THE TASK -
Restate, exactly and without pictures, the lines from the start of the listing below through the line holding "const gaussSeidel = [1.43e-2, 6.1e-3, 2.27e-3, 6.2e-4, 1.44e-4];".

### SOURCE EXCERPT

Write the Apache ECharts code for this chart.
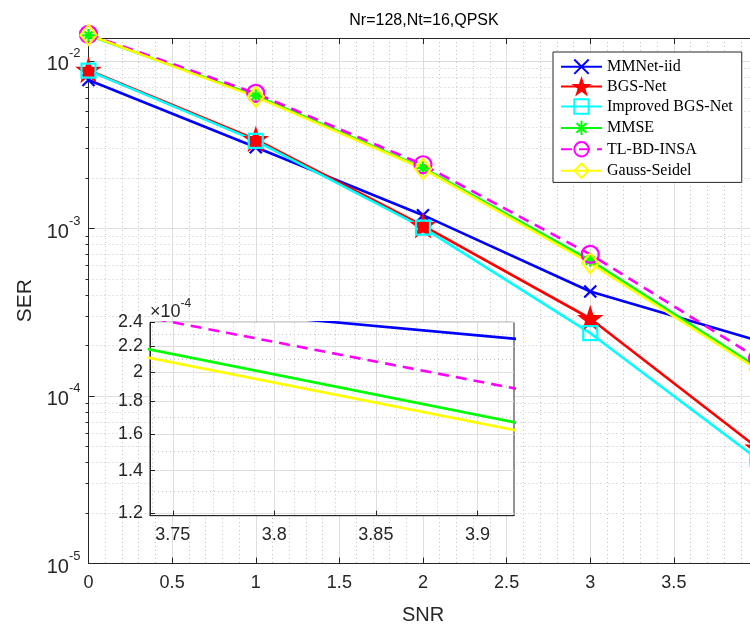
<!DOCTYPE html>
<html>
<head>
<meta charset="utf-8">
<title>Nr=128,Nt=16,QPSK</title>
<script src="https://cdn.jsdelivr.net/npm/echarts@6/dist/echarts.min.js"></script>
<style>
  html, body { margin: 0; padding: 0; background: #fff; overflow: hidden; }
  #chart { width: 750px; height: 626px; }
</style>
</head>
<body>
<div id="chart"></div>
<script>
// SER vs SNR
const snr = [0, 1, 2, 3, 4];
const mmnetIid = [7.7e-3, 3.05e-3, 1.2e-3, 4.2e-4, 2.14e-4];
const bgsNet = [8.8e-3, 3.4e-3, 1.04e-3, 2.9e-4, 4.9e-5];
const improvedBgsNet = [8.75e-3, 3.33e-3, 1.01e-3, 2.37e-4, 4.2e-5];
const mmse = [1.42e-2, 6.2e-3, 2.3e-3, 6.45e-4, 1.48e-4];
const tlBdInsa = [1.44e-2, 6.4e-3, 2.4e-3, 7.0e-4, 1.68e-4];
const gaussSeidel = [1.43e-2, 6.1e-3, 2.27e-3, 6.2e-4, 1.44e-4];

// tick values
const yMajor = [1e-5, 1e-4, 1e-3, 1e-2];
const yMinor = [];
yMajor.slice(0, 3).forEach(function (p) {
  for (let k = 2; k <= 9; k++) yMinor.push(k * p);
});
const insetXTicks = [3.75, 3.8, 3.85, 3.9];
const insetXMinor = [3.74, 3.76, 3.77, 3.78, 3.79, 3.81, 3.82, 3.83, 3.84, 3.86, 3.87, 3.88, 3.89, 3.91];
const insetYTicks = [1.2e-4, 1.4e-4, 1.6e-4, 1.8e-4, 2.0e-4, 2.2e-4, 2.4e-4];
const insetYMinor = [1.3e-4, 1.5e-4, 1.7e-4, 1.9e-4, 2.1e-4, 2.3e-4];

const AX = '#262626';
const GRID = '#dedede';
const MINOR = '#c2c2c2';
const FONT = 'Liberation Sans';

const lines = [
  { name: 'MMNet-iid', data: mmnetIid, color: '#0000ff', symbol: 'path://M0,0L10,10M10,0L0,10', size: 12, fill: 'none' },
  { name: 'BGS-Net', data: bgsNet, color: '#ff0000', symbol: 'path://M50,0L61.8,35.1L98.9,35.1L68.9,56.7L80.2,91.9L50,70L19.8,91.9L31.1,56.7L1.1,35.1L38.2,35.1Z', size: 20, fill: '#ff0000' },
  { name: 'Improved BGS-Net', data: improvedBgsNet, color: '#00ffff', symbol: 'path://M0,0L10,0L10,10L0,10Z', size: 14, fill: 'none' },
  { name: 'MMSE', data: mmse, color: '#00ff00', symbol: 'path://M5,0L5,10M0,5L10,5M1.6,1.6L8.4,8.4M8.4,1.6L1.6,8.4', size: 13, fill: 'none' },
  { name: 'TL-BD-INSA', data: tlBdInsa, color: '#ff00ff', symbol: 'path://M10,5A5,5,0,1,1,0,5A5,5,0,1,1,10,5Z', size: 17, fill: 'none', dashed: true },
  { name: 'Gauss-Seidel', data: gaussSeidel, color: '#ffff00', symbol: 'path://M5,0L10,5L5,10L0,5Z', size: [16, 20], fill: 'none' }
];

function pairs(vals) {
  return snr.map(function (s, i) { return [s, vals[i]]; });
}

function supLabel(v) {
  return '{b|10}{s|' + Math.round(Math.log10(v)) + '}';
}

const supRich = {
  b: { fontSize: 20, color: AX, fontFamily: FONT, lineHeight: 28, verticalAlign: 'bottom' },
  s: { fontSize: 13, color: AX, fontFamily: FONT, lineHeight: 28, verticalAlign: 'top' }
};
const insetNameRich = {
  b: { fontSize: 18, color: AX, fontFamily: FONT, lineHeight: 24, verticalAlign: 'bottom' },
  s: { fontSize: 12, color: AX, fontFamily: FONT, lineHeight: 24, verticalAlign: 'top' }
};

const mainSeries = lines.map(function (l) {
  return {
    name: l.name,
    type: 'line',
    xAxisIndex: 0,
    yAxisIndex: 0,
    data: pairs(l.data),
    clip: false,
    symbol: l.symbol,
    symbolSize: l.size,
    lineStyle: { color: l.color, width: 2.6, type: l.dashed ? [11, 7] : 'solid' },
    itemStyle: { color: l.fill, borderColor: l.color, borderWidth: 2.2 },
    emphasis: { disabled: true },
    animation: false
  };
});

const insetSeries = lines.map(function (l) {
  return {
    name: l.name + ' (zoom)',
    type: 'line',
    xAxisIndex: 2,
    yAxisIndex: 2,
    data: pairs(l.data),
    clip: true,
    showSymbol: false,
    z: 6,
    lineStyle: { color: l.color, width: 2.6, type: l.dashed ? [11, 7] : 'solid' },
    itemStyle: { color: l.color },
    emphasis: { disabled: true },
    animation: false
  };
});

const chart = echarts.init(document.getElementById('chart'), null, { renderer: 'canvas' });

chart.setOption({
  backgroundColor: '#fff',
  animation: false,
  title: {
    text: 'Nr=128,Nt=16,QPSK',
    left: 419,
    top: 8,
    textAlign: 'center',
    textStyle: { fontFamily: FONT, fontSize: 16, fontWeight: 'normal', color: '#000' }
  },
  legend: {
    data: lines.map(function (l) { return l.name; }),
    orient: 'vertical',
    left: 553,
    top: 52,
    itemWidth: 41,
    itemHeight: 18,
    itemGap: 2,
    padding: [5, 9, 2, 7],
    backgroundColor: '#fff',
    borderColor: AX,
    borderWidth: 1,
    borderRadius: 0,
    selectedMode: false,
    z: 8,
    textStyle: { fontFamily: 'Liberation Serif', fontSize: 16, lineHeight: 16, color: '#000' }
  },
  grid: [
    { left: 88.5, top: 38, right: -7.5, bottom: 62.5, outerBoundsMode: 'none', containLabel: false },
    { left: 150, top: 322.3, width: 364, height: 193.4, outerBoundsMode: 'none', containLabel: false,
      show: true, backgroundColor: '#fff', borderColor: AX, borderWidth: 1, z: 3 }
  ],
  xAxis: [
    {
      gridIndex: 0, type: 'value', min: 0, max: 4, interval: 0.5,
      axisLine: { lineStyle: { color: AX } },
      axisTick: { inside: true, length: 6, lineStyle: { color: AX } },
      axisLabel: { fontSize: 18, color: AX, fontFamily: FONT, margin: 11 },
      splitLine: { show: true, lineStyle: { color: GRID } },
      minorTick: { show: false, splitNumber: 5 },
      minorSplitLine: { show: true, lineStyle: { color: MINOR, type: [1, 3] } },
      name: 'SNR', nameLocation: 'middle', nameGap: 42,
      nameTextStyle: { fontSize: 20, color: AX, fontFamily: FONT }
    },
    {
      gridIndex: 0, type: 'value', position: 'top', min: 0, max: 4, interval: 0.5,
      axisLine: { lineStyle: { color: AX } },
      axisTick: { inside: true, length: 6, lineStyle: { color: AX } },
      axisLabel: { show: false },
      splitLine: { show: false }
    },
    {
      gridIndex: 1, type: 'value', min: 3.7388, max: 3.918, z: 4,
      axisLine: { lineStyle: { color: AX } },
      axisTick: { inside: true, length: 5, customValues: insetXTicks, lineStyle: { color: AX } },
      axisLabel: { customValues: insetXTicks, fontSize: 18, color: AX, fontFamily: FONT, margin: 10 },
      splitLine: { show: true, lineStyle: { color: GRID } }
    },
    {
      gridIndex: 1, type: 'value', min: 3.7388, max: 3.918, z: 4,
      axisLine: { show: false },
      axisTick: { show: false, customValues: insetXMinor },
      axisLabel: { show: false },
      splitLine: { show: true, lineStyle: { color: MINOR, type: [1, 3] } }
    }
  ],
  yAxis: [
    {
      gridIndex: 0, type: 'log', logBase: 10, min: 1e-5, max: 0.0137,
      axisLine: { show: true, lineStyle: { color: AX } },
      axisTick: { show: true, inside: true, length: 6, customValues: yMajor, lineStyle: { color: AX } },
      axisLabel: { customValues: yMajor, formatter: supLabel, rich: supRich, margin: 8 },
      splitLine: { show: true, lineStyle: { color: GRID } },
      name: 'SER', nameLocation: 'middle', nameGap: 50,
      nameTextStyle: { fontSize: 21, color: AX, fontFamily: FONT }
    },
    {
      gridIndex: 0, type: 'log', logBase: 10, min: 1e-5, max: 0.0137,
      axisLine: { show: false },
      axisTick: { show: true, inside: true, length: 3, customValues: yMinor, lineStyle: { color: AX } },
      axisLabel: { show: false },
      splitLine: { show: true, lineStyle: { color: MINOR, type: [1, 3] } }
    },
    {
      gridIndex: 1, type: 'log', logBase: 10, min: 1.189e-4, max: 2.4e-4, z: 4,
      axisLine: { show: true, lineStyle: { color: AX } },
      axisTick: { show: true, inside: true, length: 5, customValues: insetYTicks, lineStyle: { color: AX } },
      axisLabel: {
        customValues: insetYTicks, fontSize: 18, color: AX, fontFamily: FONT, margin: 7,
        formatter: function (v) { return String(parseFloat((v * 1e4).toFixed(2))); }
      },
      splitLine: { show: true, lineStyle: { color: GRID } },
      name: '{b|×10}{s|-4}', nameLocation: 'end', nameGap: 1,
      nameTextStyle: { align: 'left', rich: insetNameRich }
    },
    {
      gridIndex: 1, type: 'log', logBase: 10, min: 1.189e-4, max: 2.4e-4, z: 4,
      axisLine: { show: false },
      axisTick: { show: false, customValues: insetYMinor },
      axisLabel: { show: false },
      splitLine: { show: true, lineStyle: { color: MINOR, type: [1, 3] } }
    }
  ],
  series: mainSeries.concat(insetSeries)
});
</script>
</body>
</html>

######

TASK OUTPUT -
Write the Apache ECharts code for this chart.
<!DOCTYPE html>
<html>
<head>
<meta charset="utf-8">
<title>Nr=128,Nt=16,QPSK</title>
<script src="https://cdn.jsdelivr.net/npm/echarts@6/dist/echarts.min.js"></script>
<style>
  html, body { margin: 0; padding: 0; background: #fff; overflow: hidden; }
  #chart { width: 750px; height: 626px; }
</style>
</head>
<body>
<div id="chart"></div>
<script>
// SER vs SNR
const snr = [0, 1, 2, 3, 4];
const mmnetIid = [7.7e-3, 3.05e-3, 1.2e-3, 4.2e-4, 2.14e-4];
const bgsNet = [8.8e-3, 3.4e-3, 1.04e-3, 2.9e-4, 4.9e-5];
const improvedBgsNet = [8.75e-3, 3.33e-3, 1.01e-3, 2.37e-4, 4.2e-5];
const mmse = [1.42e-2, 6.2e-3, 2.3e-3, 6.45e-4, 1.48e-4];
const tlBdInsa = [1.44e-2, 6.4e-3, 2.4e-3, 7.0e-4, 1.68e-4];
const gaussSeidel = [1.43e-2, 6.1e-3, 2.27e-3, 6.2e-4, 1.44e-4];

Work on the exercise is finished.